Hello I will like to know how can I extract multiple fasta sequences from a file that have a list of the IDs (133 in total) I want to extract. I have started by loading my fasta and ID file in R:
library("seqinr")
fastafile<- read.fasta(file = "proteins.fasta",
seqtype = "AA",as.string = TRUE, set.attributes = FALSE)
head(fastafile)
$`1.1.1.m1`
[1] "MRRRGQWWFTAETSVGQTANTSANSDLLSPAFWLVRGHEFKITRSDDPQHTALLQTSDDCLGGQTFRAKITSYGRFTERESWEIKPNVDGCRGSCNVSYAGRFEETVGFKQAKCSSRIQSEKNIGFWCAIGSRGSVMMIGGGGKPCTLGDHGIGITNAKDRSFSHSPSSKRNDFGDVATSSPETSYSLNLWIQ"
$`1.1.2.m1`
[1] "MHEHTSQSVACGAQTEEVLRSITMRRKTNYQTATTCLVKLIFEHVLNVRKTNSIEKFDGLEARHRKHIKEIVALEINPNSFGISERQGPIPQPVILFPLNAEYQARDVKNRTAPGIPSGVSLAPGPNGEKDGSYEFFGNTNSFIEFPNSPRGALDVLYSITILCWVYYDEKGGPHGLIFEYNTGGKYGVHLWVVNRLFSARFIDRAFSYSRPYLRHTSLAGGWKFVGASYDNETGEIKLWADGA"
co2=read.table("trt_co.csv",header=T, sep=",")
head(co2)
1 1.1.10073.m1
2 1.1.10395.m1
3 1.1.10428.m1
4 1.1.10509.m1
5 1.1.10621.m1
6 1.1.10760.m1
I will appreciate your help on what would be the next step.
Thanks
You use read.table(header = T), but head(co2) does not show column names?

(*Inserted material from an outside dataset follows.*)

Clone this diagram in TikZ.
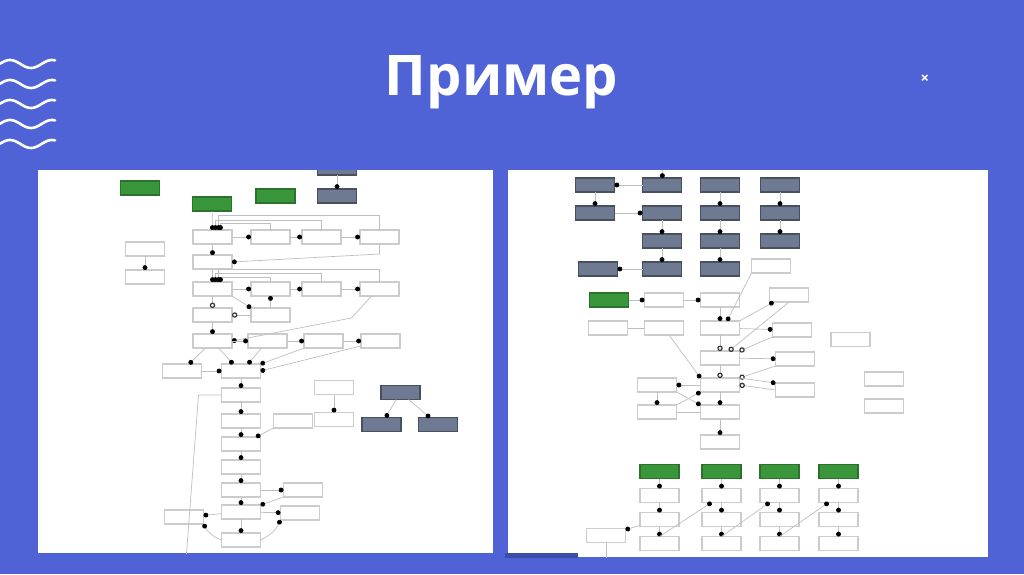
\documentclass[tikz,border=0pt]{standalone}
\usepackage{fontspec}
\setmainfont{Open Sans}
\usetikzlibrary{positioning,arrows.meta}
\definecolor{slideblue}{RGB}{79,99,214}
\definecolor{boxgreen}{RGB}{58,150,58}
\definecolor{boxslate}{RGB}{110,122,146}
\definecolor{tabblue}{RGB}{60,78,170}
\begin{document}
\begin{tikzpicture}[x=1pt,y=-1pt,
  box/.style={draw=gray!40,line width=1.3pt,fill=white,minimum width=39pt,minimum height=14pt,inner sep=0pt,outer sep=0pt},
  gbox/.style={box,fill=boxgreen,draw=boxgreen!75!black},
  sbox/.style={box,fill=boxslate,draw=boxslate!65!black},
  arr/.style={-{Circle[length=4.8pt,black]},draw=gray!50,line width=0.7pt},
  ringarr/.style={-{Circle[open,length=5.4pt,black!80,line width=1.2pt]},draw=gray!50,line width=0.7pt},
  link/.style={draw=gray!50,line width=0.7pt},
  wave/.style={white,line width=2.6pt,line cap=round}]
  \fill[slideblue] (0,0) rectangle (1024,574);
  \useasboundingbox (0,0) rectangle (1024,574);
  % slide decoration
  \foreach \c in {64,84,104,124,144}
    \draw[wave] plot[domain=0:55,samples=40] (\x,{\c-4*cos(360*(\x-10)/42)});
  \node[anchor=base,text=white,font=\fontsize{56}{56}\selectfont\bfseries] (title) at (501.5,95) {Пример};
  \node[text=white,font=\fontsize{15}{15}\selectfont\bfseries] (close) at (925,79) {×};

  % left screenshot
  \begin{scope}
  \clip (38,170) rectangle (493,553);
  \fill[white] (38,170) rectangle (493,553);
  \node[gbox] (lgr1) at (140,188) {};
  \node[gbox] (lgr2) at (212,204) {};
  \node[gbox] (lgr3) at (275.5,196) {};
  \node[sbox] (lt4) at (337,196) {};
  \node[sbox,above=14pt of lt4] (lt0) {};
  \node[box] (ls1) at (145,249) {};
  \node[box,below=14pt of ls1] (ls2) {};
  \node[box] (la1) at (212.5,237) {};
  \node[box,right=19pt of la1] (la2) {};
  \node[box,right=12pt of la2] (la3) {};
  \node[box,right=19pt of la3] (la4) {};
  \node[box,below=11pt of la1] (lb1) {};
  \node[box,below=13pt of lb1] (lc1) {};
  \node[box,right=19pt of lc1] (lc2) {};
  \node[box,right=12pt of lc2] (lc3) {};
  \node[box,right=19pt of lc3] (lc4) {};
  \node[box,below=12pt of lc1] (ld1) {};
  \node[box,below=12pt of lc2] (ld2) {};
  \node[box,below=12pt of ld1] (le1) {};
  \node[box,right=16pt of le1] (le2) {};
  \node[box,right=17pt of le2] (le3) {};
  \node[box,right=18pt of le3] (le4) {};
  \node[box] (lf1) at (241,371) {};
  \node[box,left=20pt of lf1] (lf0) {};
  \node[box,below=10pt of lf1] (lg1) {};
  \node[box,below=12pt of lg1] (lh1) {};
  \node[box,right=13pt of lh1] (lh2) {};
  \node[box,below=9pt of lh1] (li1) {};
  \node[box,below=9pt of li1] (lj1) {};
  \node[box,below=9pt of lj1] (lk1) {};
  \node[box,right=23pt of lk1] (lk2) {};
  \node[box,below=8pt of lk1] (ll1) {};
  \node[box,left=18pt of ll1,yshift=-5pt] (ll0) {};
  \node[box,right=20pt of ll1,yshift=-1pt] (ll2) {};
  \node[box,below=14pt of ll1] (lm1) {};
  \node[box] (ln1) at (334,387.5) {};
  \node[box,below=18pt of ln1] (ln2) {};
  \node[sbox] (lp) at (400.5,392.5) {};
  \node[sbox] (lq) at (381.5,424.5) {};
  \node[sbox] (lr) at (438,424.5) {};
  \coordinate (lend) at (186,560);

  \draw[arr] (lt0) -- (lt4);
  \draw[arr] (lgr2) -- (la1);
  \draw[arr] (la1) -- (la2);
  \draw[arr] (la2) -- (la3);
  \draw[arr] (la3) -- (la4);
  \draw[arr] (la4.north) -- ++(0,-15) -| ([xshift=6pt]la1.north);
  \draw[arr] (la3.north) -- ++(0,-10) -| ([xshift=3pt]la1.north);
  \draw[arr] (la2.north) -- ++(0,-7) -| ([xshift=8pt]la1.north);
  \draw[arr] (la1) -- (lb1);
  \draw[arr] (la4.south) -- ++(0,10) -- (lb1.east);
  \draw[arr] (lb1) -- (lc1);
  \draw[arr] (lc1) -- (lc2);
  \draw[arr] (lc2) -- (lc3);
  \draw[arr] (lc3) -- (lc4);
  \draw[arr] (lc4.north) -- ++(0,-13) -| ([xshift=6pt]lc1.north);
  \draw[arr] (lc3.north) -- ++(0,-9) -| ([xshift=3pt]lc1.north);
  \draw[arr] (lc2.north) -- ++(0,-5) -| ([xshift=8pt]lc1.north);
  \draw[ringarr] (lc1) -- (ld1);
  \draw[arr] (lc1.south east) -- (ld2.north west);
  \draw[arr] (ld2) -- (lc2);
  \draw[ringarr] (ld2) -- (ld1);
  \draw[arr] (ld1) -- (le1);
  \draw[arr] ([xshift=-8pt]lc4.south) -- ++(-20,22) -- (le1.east);
  \draw[arr] (le1) -- (le2);
  \draw[arr] (le2) -- (le3);
  \draw[arr] (le3) -- (le4);
  \draw[arr] (le1) -- (lf0);
  \draw[arr] (le1) -- ([xshift=-8pt]lf1.north);
  \draw[arr] (le2) -- ([xshift=7pt]lf1.north);
  \draw[arr] (le3) -- (lf1.north east);
  \draw[arr] (le4) -- (lf1.east);
  \draw[arr] (lf0) -- (lf1);
  \draw[arr] (lf1) -- (lg1);
  \draw[arr] (lg1) -- (lh1);
  \draw[arr] (lh1) -- (li1);
  \draw[arr] (lh2.south west) -- ([xshift=15pt]li1.north);
  \draw[arr] (li1) -- (lj1);
  \draw[arr] (lj1) -- (lk1);
  \draw[arr] (lk1) -- (lk2);
  \draw[arr] (lk1) -- (ll1);
  \draw[arr] (lk2.south west) -- (ll1.north east);
  \draw[arr] (ll1) -- (ll0);
  \draw[arr] (ll1) -- (ll2);
  \draw[arr] (ll1) -- (lm1);
  \draw[arr] (lm1.west) to[bend left=20] (ll0.south east);
  \draw[arr] (lm1.east) to[bend right=20] (ll2.south west);
  \draw[link] (lg1.west) -- ++(-23,0) -- (lend);
  \draw[arr] (ls1) -- (ls2);
  \draw[arr] (ln1) -- (ln2);
  \draw[arr] (lp) -- (lq);
  \draw[arr] (lp) -- (lr);
  \end{scope}

  % right screenshot
  \begin{scope}
  \clip (508,170) rectangle (988,557);
  \fill[white] (508,170) rectangle (988,557);
  \node[sbox] (ra1) at (595,185) {};
  \node[sbox,right=28pt of ra1] (ra2) {};
  \node[sbox,right=19pt of ra2] (ra3) {};
  \node[sbox,right=21pt of ra3] (ra4) {};
  \node[sbox,below=14pt of ra1] (rb1) {};
  \node[sbox,below=14pt of ra2] (rb2) {};
  \node[sbox,below=14pt of ra3] (rb3) {};
  \node[sbox,below=14pt of ra4] (rb4) {};
  \node[sbox,below=14pt of rb2] (rc2) {};
  \node[sbox,below=14pt of rb3] (rc3) {};
  \node[sbox,below=14pt of rb4] (rc4) {};
  \node[sbox,below=14pt of rc2] (rd2) {};
  \node[sbox,below=14pt of rc3] (rd3) {};
  \node[sbox,left=25pt of rd2] (rd1) {};
  \node[box,right=12pt of rd3,yshift=3pt] (rw1) {};
  \node[gbox] (re1) at (609,300) {};
  \node[box,right=16pt of re1] (re2) {};
  \node[box,right=17pt of re2] (re3) {};
  \node[box,right=30pt of re3,yshift=5pt] (re4) {};
  \node[box,below=14pt of re2] (rf2) {};
  \node[box,below=14pt of re3] (rf3) {};
  \node[box,left=17pt of rf2] (rf1) {};
  \node[box,right=33pt of rf3,yshift=-2pt] (rf4) {};
  \node[box] (rf5) at (850.5,339.5) {};
  \node[box,below=16pt of rf3] (rg3) {};
  \node[box,right=36pt of rg3,yshift=-1pt] (rg4) {};
  \node[box,below=13pt of rg3] (rh2) {};
  \node[box,left=24pt of rh2] (rh1) {};
  \node[box,right=36pt of rh2,yshift=-5pt] (rh3) {};
  \node[box] (rx1) at (884,379) {};
  \node[box,below=13pt of rx1] (rx2) {};
  \node[box,below=13pt of rh2] (ri2) {};
  \node[box,below=13pt of rh1] (ri1) {};
  \node[box,below=16pt of ri2] (rj2) {};
  \node[gbox] (rk1) at (659.5,471.5) {};
  \node[gbox,right=23pt of rk1] (rk2) {};
  \node[gbox,right=19pt of rk2] (rk3) {};
  \node[gbox,right=20pt of rk3] (rk4) {};
  \foreach \i in {1,...,4} {
    \node[box,below=10pt of rk\i] (rl\i) {};
    \node[box,below=10pt of rl\i] (rm\i) {};
    \node[box,below=10pt of rm\i] (rn\i) {};
    \draw[arr] (rk\i) -- (rl\i);
    \draw[arr] (rl\i) -- (rm\i);
    \draw[arr] (rm\i) -- (rn\i);
  }
  \node[box] (ro) at (606,535.5) {};
  \coordinate (rtop) at (663,160);
  \coordinate (rend) at (606,565);

  \draw[arr] (rtop) -- (ra2);
  \draw[arr] (ra2) -- (ra1);
  \draw[arr] (ra1) -- (rb1);
  \draw[arr] (rb1) -- (rb2);
  \draw[arr] (rb2) -- (rc2);
  \draw[arr] (rc2) -- (rd2);
  \draw[arr] (rd2) -- (rd1);
  \draw[arr] (ra3) -- (rb3);
  \draw[arr] (rb3) -- (rc3);
  \draw[arr] (rc3) -- (rd3);
  \draw[arr] (ra4) -- (rb4);
  \draw[arr] (rb4) -- (rc4);
  \draw[arr] (re1) -- (re2);
  \draw[arr] (re2) -- (re3);
  \draw[link] (rf1) -- (rf2);
  \draw[arr] (re3) -- (rf3);
  \draw[arr] (rw1.south west) -- ([xshift=7pt]rf3.north);
  \draw[arr] (rf3) -- (rf4);
  \draw[arr] (rf3.north east) -- ([xshift=4pt]re4.south west);
  \draw[ringarr] (rf3) -- (rg3);
  \draw[ringarr] (rf4.south west) -- (rg3.north east);
  \draw[ringarr] (re4.south) -- ([xshift=9pt]rg3.north);
  \draw[arr] (rg3) -- (rg4);
  \draw[ringarr] (rg3) -- (rh2);
  \draw[arr] (rf2) -- (rh2.north west);
  \draw[ringarr] (rg4.south west) -- (rh2.north east);
  \draw[arr] (rh2.north east) -- (rh3.north west);
  \draw[ringarr] (rh3.west) -- (rh2.east);
  \draw[arr] (rh2) -- (rh1);
  \draw[arr] (rh1) -- (ri1);
  \draw[arr] (ri1.north east) -- (rh2.south west);
  \draw[arr] (rh1.south east) -- (ri2.north west);
  \draw[arr] (rh2) -- (ri2);
  \draw[link] (ri1) -- (ri2);
  \draw[arr] (ri2) -- (rj2);
  \draw[arr] (rn1.north) -- ([xshift=-10pt]rl2.south);
  \draw[arr] (rn2.north) -- ([xshift=-10pt]rl3.south);
  \draw[arr] (rn3.north) -- ([xshift=-10pt]rl4.south);
  \draw[arr] (rm1) -- (ro);
  \draw[link] (ro) -- (rend);
  \end{scope}
  \fill[tabblue] (505,553) rectangle (578,558);
\end{tikzpicture}
\end{document}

Or did you just omit them from this post?
I'm just curious, why would you do that in R?
One reason: because your downstream analysis is most easily performed in R. The seqinr package contains a lot of useful functions for statistical analysis of sequences; reading them in is just the first step.
In which program would you advice doing it?
I would extract them before I load it into R, for example using 'grep' (if your fasta hast sequences in just one line) some script pyhton/bash/perl....
if you are on a linux machine you can also go with kent source utils: kent source. There is a lof of usefull stuff in your case look at "faSomeRecords".